Norm retrieval via spatiotemporal samples
Abstract: There is a relaxation of the problem of phase retrieval in which the magnitude of a signal is computed from phaseless measurements. We require less information, so can be possible with fewer measurements than phase retrieval. As a ready example, an orthonormal basis yields norm retrieval measurements. In this talk, we introduce the concepts and earlier results about performing phase and norm retrieval in real, finite-dimensional space. We then present recent work with Fatma Bozkurt in which we do norm retrieval with dynamical samples, i.e. samples obtained at selected measurement points but repeated over time.
Qayum Khan, Saint Louis U.
Tuesday, September 25, 4:10pm-5:00pm in Ritter Hall 216
Compact Hausdorff groups are pro–Lie
Abstract: This is a learning talk. We go through the Pontrjagin–Weil proof of von Neumann's 1933 theorem, that any compact Hausdorff group is the projective limit of Lie groups, using the Peter–Weyl theorem from classical harmonic analysis. Graduate students who have taken or are taking General Topology I (point-set topology) are encouraged to attend. Graduate students are also encouraged to give a later talk about their research or about an interesting fact in geometry or topology.
- Friday, September 7 at 4:00pm in Ritter 231 with refreshments beforehand in the Ritter Hall Lobby.
- Haiyan Cai, UMSL.
- Classification and Hypothesis Testing
- Abstract: Robust classification algorithms (random forests, support vector machines, deep neural networks, for example) have been developed in recent years with great success. To take advantage of this development , we recast the classical two-sample test problem in the framework of a classification problem. Based on the estimates of class probabilities from a classifier trained from the samples, we propose a new method for the two-sample test. We explain why such a test can be a powerful test and compare its performance in terms of power and efficiency with those of some other recently proposed tests with some simulation and real-life data. Our method is nonparametric and can be applied to complex and high dimensional data whenever there is a good classifier that provides uniformly consistent estimate of class probabilities for such data. The talk will start with a general introduction of the classification problem in machine learning and the basic concepts in hypothesis testing in statistics.

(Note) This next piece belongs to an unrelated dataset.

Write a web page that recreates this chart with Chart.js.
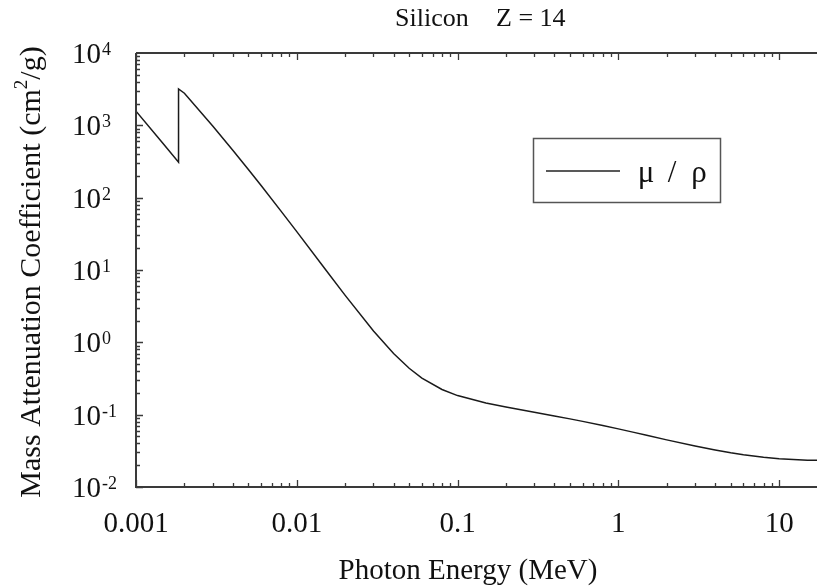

- TIME+DATE : 4:10pm--5:00pm Tue 04 Sep 2018
- ROOM : 216 Ritter Hall
- TITLE: Metric spaces are paracompact
- SPEAKER: Qayum Khan, SLU
- ABSTRACT: This is a learning talk. We go through Mary Ellen Rudin's clever one-page proof of Stone's theorem, which states that all metric spaces are paracompact. We will review all necessary definitions. Graduate students who have taken or are taking General Topology I (point-set topology) are encouraged to attend.